> _DATA IN THIS EXERCISE_
____________

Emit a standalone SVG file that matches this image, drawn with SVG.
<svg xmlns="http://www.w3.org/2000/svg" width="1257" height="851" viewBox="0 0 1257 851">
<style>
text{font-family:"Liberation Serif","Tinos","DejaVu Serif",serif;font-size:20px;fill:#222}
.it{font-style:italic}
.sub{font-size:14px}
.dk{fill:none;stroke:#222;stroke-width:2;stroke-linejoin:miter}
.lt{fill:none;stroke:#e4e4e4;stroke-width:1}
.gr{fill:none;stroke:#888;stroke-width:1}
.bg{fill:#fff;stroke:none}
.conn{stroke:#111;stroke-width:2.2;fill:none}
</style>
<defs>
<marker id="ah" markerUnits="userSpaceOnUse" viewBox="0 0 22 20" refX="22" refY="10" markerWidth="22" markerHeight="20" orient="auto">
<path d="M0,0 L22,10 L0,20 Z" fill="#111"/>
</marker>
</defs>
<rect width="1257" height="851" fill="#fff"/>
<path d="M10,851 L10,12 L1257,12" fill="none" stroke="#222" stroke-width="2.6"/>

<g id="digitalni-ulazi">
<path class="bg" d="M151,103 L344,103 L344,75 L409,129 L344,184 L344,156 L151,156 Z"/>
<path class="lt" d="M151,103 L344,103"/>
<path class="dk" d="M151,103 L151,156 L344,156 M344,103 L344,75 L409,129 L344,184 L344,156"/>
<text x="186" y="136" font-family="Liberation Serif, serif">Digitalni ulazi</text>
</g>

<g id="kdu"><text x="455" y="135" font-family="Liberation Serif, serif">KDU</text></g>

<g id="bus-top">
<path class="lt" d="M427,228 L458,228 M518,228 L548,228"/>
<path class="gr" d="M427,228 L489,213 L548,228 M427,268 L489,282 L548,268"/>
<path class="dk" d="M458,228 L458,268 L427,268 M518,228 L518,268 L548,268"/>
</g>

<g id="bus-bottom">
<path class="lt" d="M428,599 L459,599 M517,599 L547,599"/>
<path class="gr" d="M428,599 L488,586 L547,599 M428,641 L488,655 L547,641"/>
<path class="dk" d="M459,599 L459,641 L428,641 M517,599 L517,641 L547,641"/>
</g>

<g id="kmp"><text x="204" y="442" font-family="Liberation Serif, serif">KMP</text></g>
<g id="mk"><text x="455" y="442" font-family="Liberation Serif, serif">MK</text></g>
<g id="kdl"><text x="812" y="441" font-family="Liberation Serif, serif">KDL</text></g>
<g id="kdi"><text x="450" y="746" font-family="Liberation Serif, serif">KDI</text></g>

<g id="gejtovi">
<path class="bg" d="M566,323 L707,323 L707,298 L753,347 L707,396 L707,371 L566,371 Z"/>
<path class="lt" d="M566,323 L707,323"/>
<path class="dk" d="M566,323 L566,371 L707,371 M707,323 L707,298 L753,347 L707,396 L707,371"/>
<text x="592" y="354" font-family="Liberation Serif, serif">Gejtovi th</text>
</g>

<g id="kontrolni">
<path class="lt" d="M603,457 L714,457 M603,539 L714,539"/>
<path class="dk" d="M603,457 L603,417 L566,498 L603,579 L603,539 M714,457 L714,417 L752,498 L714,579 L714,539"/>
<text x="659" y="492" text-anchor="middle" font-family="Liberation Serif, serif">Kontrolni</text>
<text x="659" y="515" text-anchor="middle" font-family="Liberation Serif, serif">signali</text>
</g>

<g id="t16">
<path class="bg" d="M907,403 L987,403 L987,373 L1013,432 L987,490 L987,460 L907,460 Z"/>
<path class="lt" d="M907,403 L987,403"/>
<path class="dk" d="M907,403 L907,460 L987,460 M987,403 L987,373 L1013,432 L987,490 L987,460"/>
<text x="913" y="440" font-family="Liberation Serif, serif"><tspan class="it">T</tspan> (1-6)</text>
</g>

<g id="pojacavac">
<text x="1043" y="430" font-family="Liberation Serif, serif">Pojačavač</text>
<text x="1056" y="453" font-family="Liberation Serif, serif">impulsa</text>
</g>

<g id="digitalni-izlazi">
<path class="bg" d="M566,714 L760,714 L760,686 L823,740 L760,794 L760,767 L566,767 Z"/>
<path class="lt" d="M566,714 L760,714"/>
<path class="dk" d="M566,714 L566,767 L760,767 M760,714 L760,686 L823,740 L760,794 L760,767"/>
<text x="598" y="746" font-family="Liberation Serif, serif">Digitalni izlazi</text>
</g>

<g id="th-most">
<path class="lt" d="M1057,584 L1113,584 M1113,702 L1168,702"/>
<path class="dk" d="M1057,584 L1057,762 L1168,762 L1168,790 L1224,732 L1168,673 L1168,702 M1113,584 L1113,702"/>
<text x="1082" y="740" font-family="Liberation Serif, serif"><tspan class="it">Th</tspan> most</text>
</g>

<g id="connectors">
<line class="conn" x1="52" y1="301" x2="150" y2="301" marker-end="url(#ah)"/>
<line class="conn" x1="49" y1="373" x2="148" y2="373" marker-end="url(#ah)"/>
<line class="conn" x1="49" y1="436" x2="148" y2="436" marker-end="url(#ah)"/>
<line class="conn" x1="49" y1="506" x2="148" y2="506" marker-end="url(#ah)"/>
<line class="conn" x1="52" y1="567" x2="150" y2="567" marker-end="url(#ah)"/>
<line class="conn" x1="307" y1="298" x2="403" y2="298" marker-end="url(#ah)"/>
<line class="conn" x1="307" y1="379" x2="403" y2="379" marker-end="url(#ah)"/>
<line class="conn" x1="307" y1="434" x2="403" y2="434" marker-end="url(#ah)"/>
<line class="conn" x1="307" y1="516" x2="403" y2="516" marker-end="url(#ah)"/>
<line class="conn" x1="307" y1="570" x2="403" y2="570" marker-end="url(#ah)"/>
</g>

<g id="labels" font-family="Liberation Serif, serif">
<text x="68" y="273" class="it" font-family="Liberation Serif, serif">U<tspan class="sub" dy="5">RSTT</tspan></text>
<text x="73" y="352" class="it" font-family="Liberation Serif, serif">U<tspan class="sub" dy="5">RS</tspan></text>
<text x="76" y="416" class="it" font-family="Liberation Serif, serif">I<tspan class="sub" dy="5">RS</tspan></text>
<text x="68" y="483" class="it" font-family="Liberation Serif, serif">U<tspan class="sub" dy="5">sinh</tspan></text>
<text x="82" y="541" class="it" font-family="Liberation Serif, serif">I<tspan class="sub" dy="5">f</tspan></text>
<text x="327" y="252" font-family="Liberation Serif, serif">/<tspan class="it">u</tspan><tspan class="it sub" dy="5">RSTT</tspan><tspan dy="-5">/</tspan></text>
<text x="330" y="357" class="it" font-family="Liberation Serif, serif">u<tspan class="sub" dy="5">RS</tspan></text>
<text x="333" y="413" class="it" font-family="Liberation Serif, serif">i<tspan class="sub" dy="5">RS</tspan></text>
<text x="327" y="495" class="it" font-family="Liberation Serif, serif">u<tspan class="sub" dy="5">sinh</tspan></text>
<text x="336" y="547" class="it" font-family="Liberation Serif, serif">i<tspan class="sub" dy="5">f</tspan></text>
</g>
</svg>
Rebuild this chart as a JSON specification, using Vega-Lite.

____________

> _SHORT TASK_
Repeat the records above exactly.

> _SOLUTION TO THIS TASK_
Emit a standalone SVG file that matches this image, drawn with SVG.
<svg xmlns="http://www.w3.org/2000/svg" width="1257" height="851" viewBox="0 0 1257 851">
<style>
text{font-family:"Liberation Serif","Tinos","DejaVu Serif",serif;font-size:20px;fill:#222}
.it{font-style:italic}
.sub{font-size:14px}
.dk{fill:none;stroke:#222;stroke-width:2;stroke-linejoin:miter}
.lt{fill:none;stroke:#e4e4e4;stroke-width:1}
.gr{fill:none;stroke:#888;stroke-width:1}
.bg{fill:#fff;stroke:none}
.conn{stroke:#111;stroke-width:2.2;fill:none}
</style>
<defs>
<marker id="ah" markerUnits="userSpaceOnUse" viewBox="0 0 22 20" refX="22" refY="10" markerWidth="22" markerHeight="20" orient="auto">
<path d="M0,0 L22,10 L0,20 Z" fill="#111"/>
</marker>
</defs>
<rect width="1257" height="851" fill="#fff"/>
<path d="M10,851 L10,12 L1257,12" fill="none" stroke="#222" stroke-width="2.6"/>

<g id="digitalni-ulazi">
<path class="bg" d="M151,103 L344,103 L344,75 L409,129 L344,184 L344,156 L151,156 Z"/>
<path class="lt" d="M151,103 L344,103"/>
<path class="dk" d="M151,103 L151,156 L344,156 M344,103 L344,75 L409,129 L344,184 L344,156"/>
<text x="186" y="136" font-family="Liberation Serif, serif">Digitalni ulazi</text>
</g>

<g id="kdu"><text x="455" y="135" font-family="Liberation Serif, serif">KDU</text></g>

<g id="bus-top">
<path class="lt" d="M427,228 L458,228 M518,228 L548,228"/>
<path class="gr" d="M427,228 L489,213 L548,228 M427,268 L489,282 L548,268"/>
<path class="dk" d="M458,228 L458,268 L427,268 M518,228 L518,268 L548,268"/>
</g>

<g id="bus-bottom">
<path class="lt" d="M428,599 L459,599 M517,599 L547,599"/>
<path class="gr" d="M428,599 L488,586 L547,599 M428,641 L488,655 L547,641"/>
<path class="dk" d="M459,599 L459,641 L428,641 M517,599 L517,641 L547,641"/>
</g>

<g id="kmp"><text x="204" y="442" font-family="Liberation Serif, serif">KMP</text></g>
<g id="mk"><text x="455" y="442" font-family="Liberation Serif, serif">MK</text></g>
<g id="kdl"><text x="812" y="441" font-family="Liberation Serif, serif">KDL</text></g>
<g id="kdi"><text x="450" y="746" font-family="Liberation Serif, serif">KDI</text></g>

<g id="gejtovi">
<path class="bg" d="M566,323 L707,323 L707,298 L753,347 L707,396 L707,371 L566,371 Z"/>
<path class="lt" d="M566,323 L707,323"/>
<path class="dk" d="M566,323 L566,371 L707,371 M707,323 L707,298 L753,347 L707,396 L707,371"/>
<text x="592" y="354" font-family="Liberation Serif, serif">Gejtovi th</text>
</g>

<g id="kontrolni">
<path class="lt" d="M603,457 L714,457 M603,539 L714,539"/>
<path class="dk" d="M603,457 L603,417 L566,498 L603,579 L603,539 M714,457 L714,417 L752,498 L714,579 L714,539"/>
<text x="659" y="492" text-anchor="middle" font-family="Liberation Serif, serif">Kontrolni</text>
<text x="659" y="515" text-anchor="middle" font-family="Liberation Serif, serif">signali</text>
</g>

<g id="t16">
<path class="bg" d="M907,403 L987,403 L987,373 L1013,432 L987,490 L987,460 L907,460 Z"/>
<path class="lt" d="M907,403 L987,403"/>
<path class="dk" d="M907,403 L907,460 L987,460 M987,403 L987,373 L1013,432 L987,490 L987,460"/>
<text x="913" y="440" font-family="Liberation Serif, serif"><tspan class="it">T</tspan> (1-6)</text>
</g>

<g id="pojacavac">
<text x="1043" y="430" font-family="Liberation Serif, serif">Pojačavač</text>
<text x="1056" y="453" font-family="Liberation Serif, serif">impulsa</text>
</g>

<g id="digitalni-izlazi">
<path class="bg" d="M566,714 L760,714 L760,686 L823,740 L760,794 L760,767 L566,767 Z"/>
<path class="lt" d="M566,714 L760,714"/>
<path class="dk" d="M566,714 L566,767 L760,767 M760,714 L760,686 L823,740 L760,794 L760,767"/>
<text x="598" y="746" font-family="Liberation Serif, serif">Digitalni izlazi</text>
</g>

<g id="th-most">
<path class="lt" d="M1057,584 L1113,584 M1113,702 L1168,702"/>
<path class="dk" d="M1057,584 L1057,762 L1168,762 L1168,790 L1224,732 L1168,673 L1168,702 M1113,584 L1113,702"/>
<text x="1082" y="740" font-family="Liberation Serif, serif"><tspan class="it">Th</tspan> most</text>
</g>

<g id="connectors">
<line class="conn" x1="52" y1="301" x2="150" y2="301" marker-end="url(#ah)"/>
<line class="conn" x1="49" y1="373" x2="148" y2="373" marker-end="url(#ah)"/>
<line class="conn" x1="49" y1="436" x2="148" y2="436" marker-end="url(#ah)"/>
<line class="conn" x1="49" y1="506" x2="148" y2="506" marker-end="url(#ah)"/>
<line class="conn" x1="52" y1="567" x2="150" y2="567" marker-end="url(#ah)"/>
<line class="conn" x1="307" y1="298" x2="403" y2="298" marker-end="url(#ah)"/>
<line class="conn" x1="307" y1="379" x2="403" y2="379" marker-end="url(#ah)"/>
<line class="conn" x1="307" y1="434" x2="403" y2="434" marker-end="url(#ah)"/>
<line class="conn" x1="307" y1="516" x2="403" y2="516" marker-end="url(#ah)"/>
<line class="conn" x1="307" y1="570" x2="403" y2="570" marker-end="url(#ah)"/>
</g>

<g id="labels" font-family="Liberation Serif, serif">
<text x="68" y="273" class="it" font-family="Liberation Serif, serif">U<tspan class="sub" dy="5">RSTT</tspan></text>
<text x="73" y="352" class="it" font-family="Liberation Serif, serif">U<tspan class="sub" dy="5">RS</tspan></text>
<text x="76" y="416" class="it" font-family="Liberation Serif, serif">I<tspan class="sub" dy="5">RS</tspan></text>
<text x="68" y="483" class="it" font-family="Liberation Serif, serif">U<tspan class="sub" dy="5">sinh</tspan></text>
<text x="82" y="541" class="it" font-family="Liberation Serif, serif">I<tspan class="sub" dy="5">f</tspan></text>
<text x="327" y="252" font-family="Liberation Serif, serif">/<tspan class="it">u</tspan><tspan class="it sub" dy="5">RSTT</tspan><tspan dy="-5">/</tspan></text>
<text x="330" y="357" class="it" font-family="Liberation Serif, serif">u<tspan class="sub" dy="5">RS</tspan></text>
<text x="333" y="413" class="it" font-family="Liberation Serif, serif">i<tspan class="sub" dy="5">RS</tspan></text>
<text x="327" y="495" class="it" font-family="Liberation Serif, serif">u<tspan class="sub" dy="5">sinh</tspan></text>
<text x="336" y="547" class="it" font-family="Liberation Serif, serif">i<tspan class="sub" dy="5">f</tspan></text>
</g>
</svg>
Rebuild this chart as a JSON specification, using Vega-Lite.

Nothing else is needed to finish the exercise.